**** Entries provided
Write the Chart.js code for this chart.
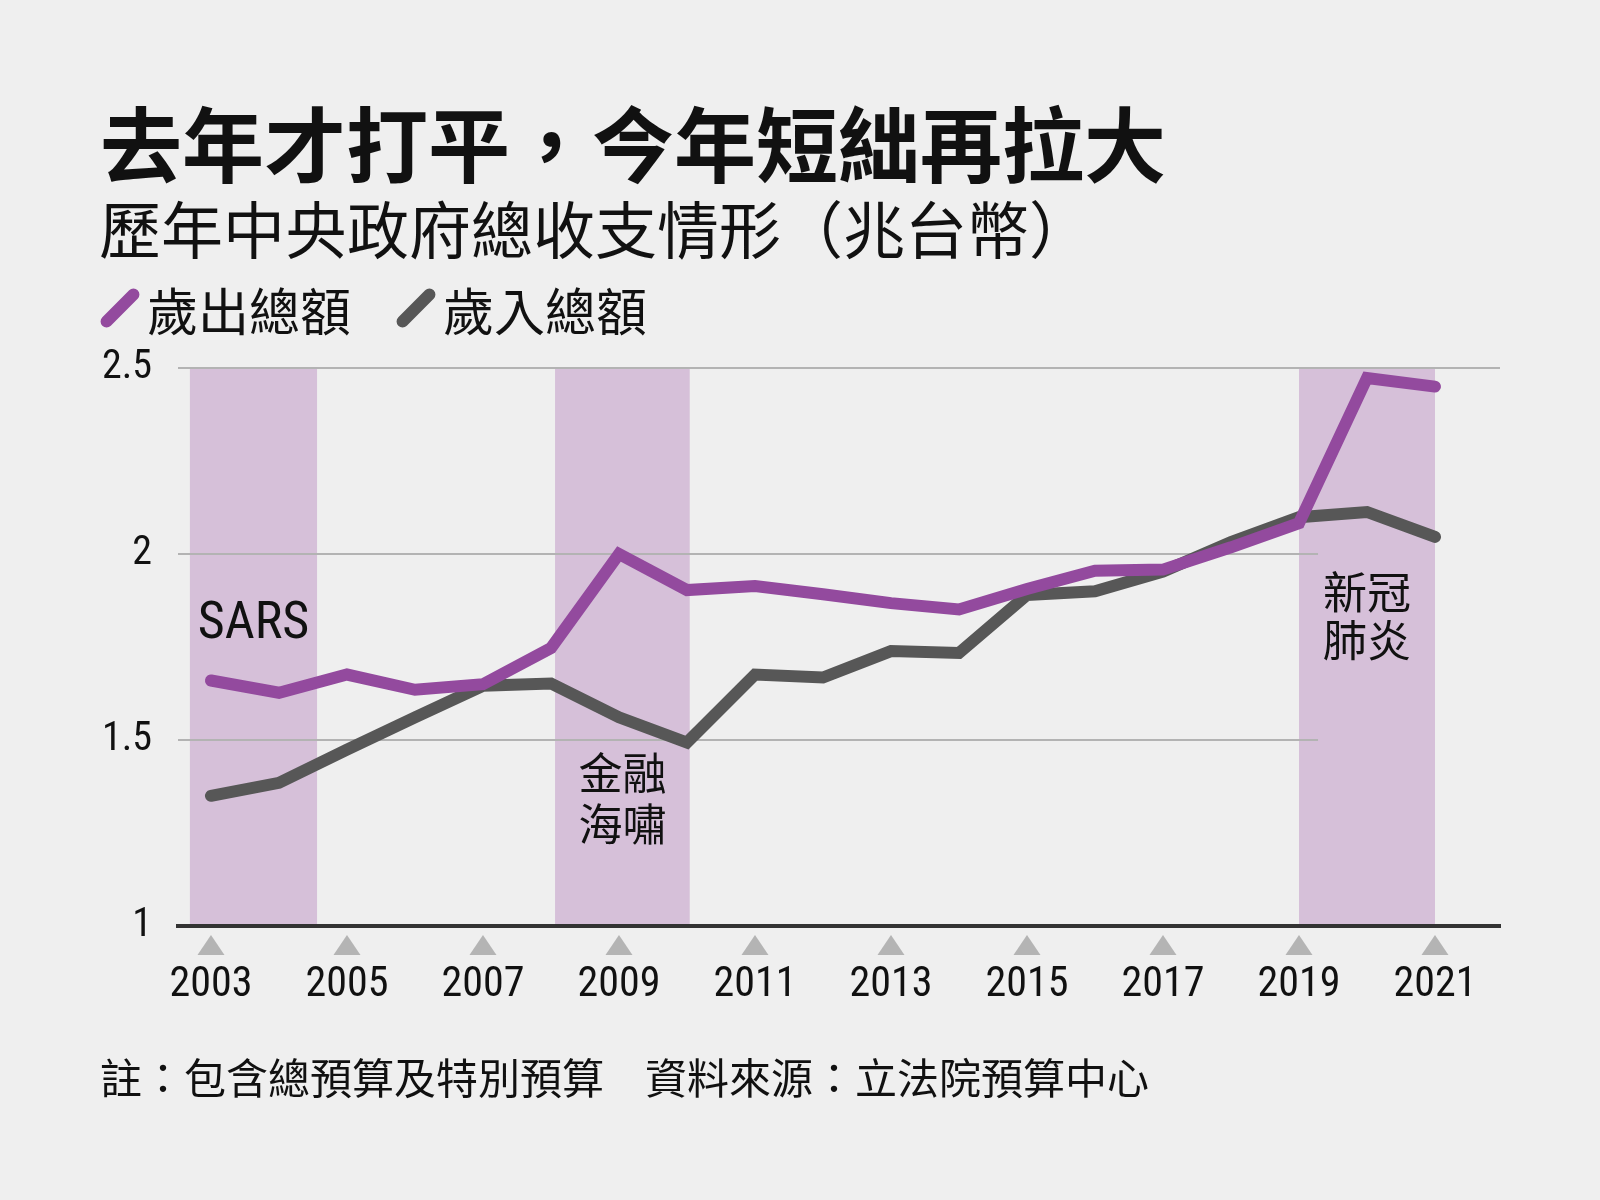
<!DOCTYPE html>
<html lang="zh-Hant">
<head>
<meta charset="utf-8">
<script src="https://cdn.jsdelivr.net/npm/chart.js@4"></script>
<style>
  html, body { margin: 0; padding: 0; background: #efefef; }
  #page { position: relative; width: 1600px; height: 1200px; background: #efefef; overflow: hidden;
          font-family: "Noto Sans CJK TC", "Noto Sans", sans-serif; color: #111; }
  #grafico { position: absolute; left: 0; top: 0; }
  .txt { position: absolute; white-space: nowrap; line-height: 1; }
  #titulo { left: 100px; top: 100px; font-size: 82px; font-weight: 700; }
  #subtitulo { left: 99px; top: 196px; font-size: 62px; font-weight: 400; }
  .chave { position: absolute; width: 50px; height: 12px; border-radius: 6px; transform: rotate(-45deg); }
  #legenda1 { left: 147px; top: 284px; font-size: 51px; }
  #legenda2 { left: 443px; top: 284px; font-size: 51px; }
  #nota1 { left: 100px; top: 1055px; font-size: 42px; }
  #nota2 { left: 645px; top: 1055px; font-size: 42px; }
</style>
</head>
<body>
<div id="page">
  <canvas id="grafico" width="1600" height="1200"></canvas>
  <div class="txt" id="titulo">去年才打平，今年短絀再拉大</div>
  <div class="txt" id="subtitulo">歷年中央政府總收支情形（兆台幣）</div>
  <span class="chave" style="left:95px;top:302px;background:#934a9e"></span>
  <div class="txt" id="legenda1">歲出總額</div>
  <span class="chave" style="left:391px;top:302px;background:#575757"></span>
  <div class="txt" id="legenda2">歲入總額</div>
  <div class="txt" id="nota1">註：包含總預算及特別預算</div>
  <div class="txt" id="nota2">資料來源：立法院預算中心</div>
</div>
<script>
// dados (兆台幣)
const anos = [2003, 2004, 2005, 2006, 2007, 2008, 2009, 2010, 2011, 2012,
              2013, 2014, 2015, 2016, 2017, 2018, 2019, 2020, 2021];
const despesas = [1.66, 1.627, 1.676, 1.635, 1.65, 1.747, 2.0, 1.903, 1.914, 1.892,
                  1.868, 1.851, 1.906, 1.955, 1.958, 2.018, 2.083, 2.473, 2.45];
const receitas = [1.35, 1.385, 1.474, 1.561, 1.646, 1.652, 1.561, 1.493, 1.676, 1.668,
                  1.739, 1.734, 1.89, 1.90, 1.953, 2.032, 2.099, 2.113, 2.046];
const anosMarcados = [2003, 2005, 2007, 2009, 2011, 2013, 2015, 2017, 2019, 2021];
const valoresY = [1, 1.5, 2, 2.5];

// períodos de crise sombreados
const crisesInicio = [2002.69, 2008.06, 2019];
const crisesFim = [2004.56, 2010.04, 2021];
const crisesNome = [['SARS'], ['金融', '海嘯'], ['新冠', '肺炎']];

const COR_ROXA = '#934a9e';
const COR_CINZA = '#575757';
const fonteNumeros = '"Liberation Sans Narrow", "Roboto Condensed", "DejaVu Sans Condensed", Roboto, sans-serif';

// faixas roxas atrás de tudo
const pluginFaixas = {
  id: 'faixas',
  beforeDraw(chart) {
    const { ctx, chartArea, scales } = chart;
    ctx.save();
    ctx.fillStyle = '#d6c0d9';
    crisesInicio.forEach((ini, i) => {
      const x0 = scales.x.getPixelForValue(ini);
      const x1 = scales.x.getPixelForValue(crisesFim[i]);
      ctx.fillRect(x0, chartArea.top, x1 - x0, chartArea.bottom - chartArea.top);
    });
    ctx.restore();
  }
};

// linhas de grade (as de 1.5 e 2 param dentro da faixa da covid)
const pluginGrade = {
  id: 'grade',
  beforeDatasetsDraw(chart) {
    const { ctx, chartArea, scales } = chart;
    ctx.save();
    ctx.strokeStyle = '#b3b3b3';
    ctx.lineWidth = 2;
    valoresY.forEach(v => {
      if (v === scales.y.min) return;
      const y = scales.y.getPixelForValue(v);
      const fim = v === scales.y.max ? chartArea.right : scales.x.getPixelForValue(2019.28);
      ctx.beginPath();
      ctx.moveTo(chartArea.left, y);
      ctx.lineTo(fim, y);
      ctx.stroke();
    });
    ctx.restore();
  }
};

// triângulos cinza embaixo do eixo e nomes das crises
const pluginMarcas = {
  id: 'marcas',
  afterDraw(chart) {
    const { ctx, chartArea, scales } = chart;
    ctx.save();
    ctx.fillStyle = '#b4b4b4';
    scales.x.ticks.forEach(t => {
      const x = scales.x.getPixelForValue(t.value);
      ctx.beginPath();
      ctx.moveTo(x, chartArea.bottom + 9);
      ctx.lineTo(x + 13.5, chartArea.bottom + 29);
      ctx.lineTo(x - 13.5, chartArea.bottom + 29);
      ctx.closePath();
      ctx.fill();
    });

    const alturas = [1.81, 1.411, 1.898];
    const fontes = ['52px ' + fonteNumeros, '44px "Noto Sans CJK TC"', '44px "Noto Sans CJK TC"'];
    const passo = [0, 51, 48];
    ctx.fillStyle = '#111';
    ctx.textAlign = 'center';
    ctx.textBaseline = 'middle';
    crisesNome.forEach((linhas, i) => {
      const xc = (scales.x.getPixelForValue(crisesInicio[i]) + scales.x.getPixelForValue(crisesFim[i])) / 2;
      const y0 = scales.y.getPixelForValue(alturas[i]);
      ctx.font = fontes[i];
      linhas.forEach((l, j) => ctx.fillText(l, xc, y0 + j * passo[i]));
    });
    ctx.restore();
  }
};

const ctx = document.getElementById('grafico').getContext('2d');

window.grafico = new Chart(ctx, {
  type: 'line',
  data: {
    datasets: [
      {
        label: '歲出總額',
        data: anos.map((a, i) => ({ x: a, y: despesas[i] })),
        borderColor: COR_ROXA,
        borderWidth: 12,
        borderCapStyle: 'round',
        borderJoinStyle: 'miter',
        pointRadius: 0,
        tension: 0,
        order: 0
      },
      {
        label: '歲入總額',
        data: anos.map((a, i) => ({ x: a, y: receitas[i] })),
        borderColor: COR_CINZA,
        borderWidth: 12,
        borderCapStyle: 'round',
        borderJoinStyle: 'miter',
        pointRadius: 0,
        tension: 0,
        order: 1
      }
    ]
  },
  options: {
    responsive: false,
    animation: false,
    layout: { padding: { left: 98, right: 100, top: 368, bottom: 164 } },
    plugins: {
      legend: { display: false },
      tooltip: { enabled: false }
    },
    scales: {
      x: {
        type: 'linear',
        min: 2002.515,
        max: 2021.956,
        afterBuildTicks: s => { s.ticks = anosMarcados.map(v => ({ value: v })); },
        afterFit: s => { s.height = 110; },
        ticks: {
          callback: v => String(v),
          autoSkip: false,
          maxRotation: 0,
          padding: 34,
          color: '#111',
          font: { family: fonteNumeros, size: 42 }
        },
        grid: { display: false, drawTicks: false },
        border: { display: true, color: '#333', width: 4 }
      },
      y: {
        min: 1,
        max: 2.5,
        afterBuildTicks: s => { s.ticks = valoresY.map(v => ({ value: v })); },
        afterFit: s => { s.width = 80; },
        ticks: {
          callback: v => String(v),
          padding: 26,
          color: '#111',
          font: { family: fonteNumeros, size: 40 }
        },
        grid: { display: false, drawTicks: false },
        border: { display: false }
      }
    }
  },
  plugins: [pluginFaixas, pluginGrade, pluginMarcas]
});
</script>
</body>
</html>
********
**** Entries provided
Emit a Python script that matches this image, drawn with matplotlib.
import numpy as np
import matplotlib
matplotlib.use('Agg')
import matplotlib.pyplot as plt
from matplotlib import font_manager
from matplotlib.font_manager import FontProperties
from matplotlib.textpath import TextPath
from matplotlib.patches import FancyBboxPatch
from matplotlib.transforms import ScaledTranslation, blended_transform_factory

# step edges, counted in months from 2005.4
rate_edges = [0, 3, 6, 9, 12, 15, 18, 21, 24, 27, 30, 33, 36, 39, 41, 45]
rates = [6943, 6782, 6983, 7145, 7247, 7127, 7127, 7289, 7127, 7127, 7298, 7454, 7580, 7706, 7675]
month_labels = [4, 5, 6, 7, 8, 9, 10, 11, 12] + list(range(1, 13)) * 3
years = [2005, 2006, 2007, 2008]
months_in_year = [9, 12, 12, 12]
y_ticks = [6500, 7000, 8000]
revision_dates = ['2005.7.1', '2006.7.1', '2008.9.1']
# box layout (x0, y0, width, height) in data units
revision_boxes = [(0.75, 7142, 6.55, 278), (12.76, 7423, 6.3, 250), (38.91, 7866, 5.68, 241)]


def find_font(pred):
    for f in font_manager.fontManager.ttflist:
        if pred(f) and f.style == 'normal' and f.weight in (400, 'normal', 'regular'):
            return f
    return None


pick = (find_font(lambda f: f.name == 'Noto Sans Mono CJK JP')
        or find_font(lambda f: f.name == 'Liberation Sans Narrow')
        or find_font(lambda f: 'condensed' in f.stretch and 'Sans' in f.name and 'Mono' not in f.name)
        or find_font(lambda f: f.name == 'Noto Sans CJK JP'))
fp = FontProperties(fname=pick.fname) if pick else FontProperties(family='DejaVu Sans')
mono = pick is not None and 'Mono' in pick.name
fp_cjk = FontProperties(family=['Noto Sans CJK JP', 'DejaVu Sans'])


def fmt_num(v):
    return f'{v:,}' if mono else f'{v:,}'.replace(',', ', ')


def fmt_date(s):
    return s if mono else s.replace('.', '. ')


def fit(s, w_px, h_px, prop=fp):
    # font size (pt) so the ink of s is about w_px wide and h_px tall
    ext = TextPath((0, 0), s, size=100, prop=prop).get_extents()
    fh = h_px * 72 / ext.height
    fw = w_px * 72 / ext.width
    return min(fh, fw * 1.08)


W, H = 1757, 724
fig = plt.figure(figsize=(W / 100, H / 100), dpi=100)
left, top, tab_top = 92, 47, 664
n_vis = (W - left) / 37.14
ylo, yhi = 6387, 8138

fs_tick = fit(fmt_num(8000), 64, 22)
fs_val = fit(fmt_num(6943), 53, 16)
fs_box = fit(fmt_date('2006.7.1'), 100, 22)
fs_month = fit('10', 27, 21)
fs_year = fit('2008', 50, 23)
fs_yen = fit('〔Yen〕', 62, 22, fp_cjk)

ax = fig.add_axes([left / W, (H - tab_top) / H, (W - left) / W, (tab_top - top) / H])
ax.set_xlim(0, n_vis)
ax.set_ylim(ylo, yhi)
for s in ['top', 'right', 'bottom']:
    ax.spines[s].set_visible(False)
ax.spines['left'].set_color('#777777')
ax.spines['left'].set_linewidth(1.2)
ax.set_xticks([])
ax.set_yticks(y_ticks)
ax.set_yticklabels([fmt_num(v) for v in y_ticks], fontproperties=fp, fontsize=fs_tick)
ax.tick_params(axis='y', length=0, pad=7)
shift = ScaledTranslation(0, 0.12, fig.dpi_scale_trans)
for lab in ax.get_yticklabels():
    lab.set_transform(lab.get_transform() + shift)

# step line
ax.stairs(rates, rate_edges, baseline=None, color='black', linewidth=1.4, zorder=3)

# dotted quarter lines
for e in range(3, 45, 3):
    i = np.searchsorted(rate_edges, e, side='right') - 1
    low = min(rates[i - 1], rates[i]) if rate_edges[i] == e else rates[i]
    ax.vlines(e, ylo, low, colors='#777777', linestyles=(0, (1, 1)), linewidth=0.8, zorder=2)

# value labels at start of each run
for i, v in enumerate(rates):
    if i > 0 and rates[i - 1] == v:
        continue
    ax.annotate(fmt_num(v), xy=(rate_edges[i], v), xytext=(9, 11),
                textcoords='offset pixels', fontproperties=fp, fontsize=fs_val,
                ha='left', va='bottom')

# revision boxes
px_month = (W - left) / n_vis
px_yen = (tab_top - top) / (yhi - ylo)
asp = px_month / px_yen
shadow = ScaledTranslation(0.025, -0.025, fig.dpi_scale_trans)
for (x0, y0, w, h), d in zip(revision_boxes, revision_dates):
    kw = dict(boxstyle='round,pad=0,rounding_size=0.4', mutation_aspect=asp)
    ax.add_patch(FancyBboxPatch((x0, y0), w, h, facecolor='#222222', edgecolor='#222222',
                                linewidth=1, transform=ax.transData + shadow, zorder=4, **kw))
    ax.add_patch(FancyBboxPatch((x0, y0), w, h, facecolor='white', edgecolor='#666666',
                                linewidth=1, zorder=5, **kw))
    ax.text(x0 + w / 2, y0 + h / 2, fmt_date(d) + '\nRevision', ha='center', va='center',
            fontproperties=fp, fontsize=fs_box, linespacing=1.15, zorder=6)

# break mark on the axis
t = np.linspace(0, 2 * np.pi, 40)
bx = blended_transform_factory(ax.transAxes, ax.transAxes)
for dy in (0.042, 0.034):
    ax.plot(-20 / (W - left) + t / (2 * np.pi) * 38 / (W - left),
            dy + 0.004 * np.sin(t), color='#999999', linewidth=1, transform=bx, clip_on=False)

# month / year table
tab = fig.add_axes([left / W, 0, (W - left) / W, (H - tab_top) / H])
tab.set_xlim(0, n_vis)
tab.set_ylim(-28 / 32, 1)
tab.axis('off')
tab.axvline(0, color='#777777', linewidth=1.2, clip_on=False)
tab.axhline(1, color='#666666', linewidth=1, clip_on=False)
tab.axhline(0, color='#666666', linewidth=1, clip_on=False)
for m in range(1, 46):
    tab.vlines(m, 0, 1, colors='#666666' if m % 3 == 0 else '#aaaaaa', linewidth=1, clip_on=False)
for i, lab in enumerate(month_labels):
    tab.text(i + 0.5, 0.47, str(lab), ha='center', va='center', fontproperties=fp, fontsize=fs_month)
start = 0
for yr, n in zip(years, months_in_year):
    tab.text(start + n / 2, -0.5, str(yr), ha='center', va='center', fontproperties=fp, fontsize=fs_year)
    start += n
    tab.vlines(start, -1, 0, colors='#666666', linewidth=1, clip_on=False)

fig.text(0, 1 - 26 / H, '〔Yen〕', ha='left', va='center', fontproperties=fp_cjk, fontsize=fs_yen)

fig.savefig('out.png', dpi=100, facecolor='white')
********
What this task involves >>
Using the entries above, give again exactly the lines from the line holding "Emit a Python" through the line holding "return None". Include both end lines and nothing else.

Written response >>
Emit a Python script that matches this image, drawn with matplotlib.
import numpy as np
import matplotlib
matplotlib.use('Agg')
import matplotlib.pyplot as plt
from matplotlib import font_manager
from matplotlib.font_manager import FontProperties
from matplotlib.textpath import TextPath
from matplotlib.patches import FancyBboxPatch
from matplotlib.transforms import ScaledTranslation, blended_transform_factory

# step edges, counted in months from 2005.4
rate_edges = [0, 3, 6, 9, 12, 15, 18, 21, 24, 27, 30, 33, 36, 39, 41, 45]
rates = [6943, 6782, 6983, 7145, 7247, 7127, 7127, 7289, 7127, 7127, 7298, 7454, 7580, 7706, 7675]
month_labels = [4, 5, 6, 7, 8, 9, 10, 11, 12] + list(range(1, 13)) * 3
years = [2005, 2006, 2007, 2008]
months_in_year = [9, 12, 12, 12]
y_ticks = [6500, 7000, 8000]
revision_dates = ['2005.7.1', '2006.7.1', '2008.9.1']
# box layout (x0, y0, width, height) in data units
revision_boxes = [(0.75, 7142, 6.55, 278), (12.76, 7423, 6.3, 250), (38.91, 7866, 5.68, 241)]


def find_font(pred):
    for f in font_manager.fontManager.ttflist:
        if pred(f) and f.style == 'normal' and f.weight in (400, 'normal', 'regular'):
            return f
    return None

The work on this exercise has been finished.